If the central bank were to hold CBDCs in the form of money held by the general public, that means it is a migration of some deposits from the banks to the central bank. But central banks are not in the business of lending money to businesses. Banks have the competence to do that. As such, the credit creation process will be interfered with when deposits are transferred to the central bank.
Although we do not have the intention to issue one, we will have to be conscious of the risks, if we eventually do issue one. We are, in a sense, rehearsing for the future. We want to make sure we have the technology, governance, and policy structures to launch a retail CBDC, if necessary.
From a monetary or economic point of view, there is no necessity but socially and politically, if the general public wants to hold a digital form of cash with the central bank, then it becomes incumbent on the government and central bank to look for those options.
We are keeping an open mind and watching this closely. But for now, we do not think that is the biggest problem to solve.
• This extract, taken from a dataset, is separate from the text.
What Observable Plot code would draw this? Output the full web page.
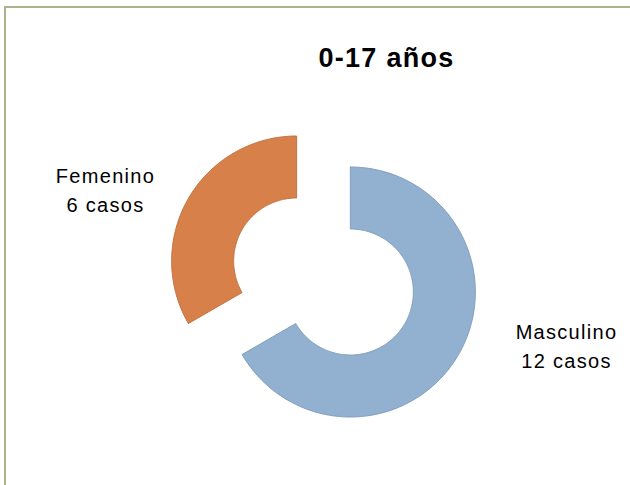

Decentralised finance and whether it is the future
Decentralised finance will be part of the future. There will be a case for having direct, peer-to-peer financial services provided through decentralised protocols like the blockchain, in a Web 3.0 world. Smart contracts that are self-executing and where you do not need an intermediary. This will disintermediate the banks to some extent. But there will be a large category of financial services which will still require customisation, and direct connection between a financial institution and a customer. The two forms of finance will coexist, but it will be a very interesting dynamic to watch in the coming years.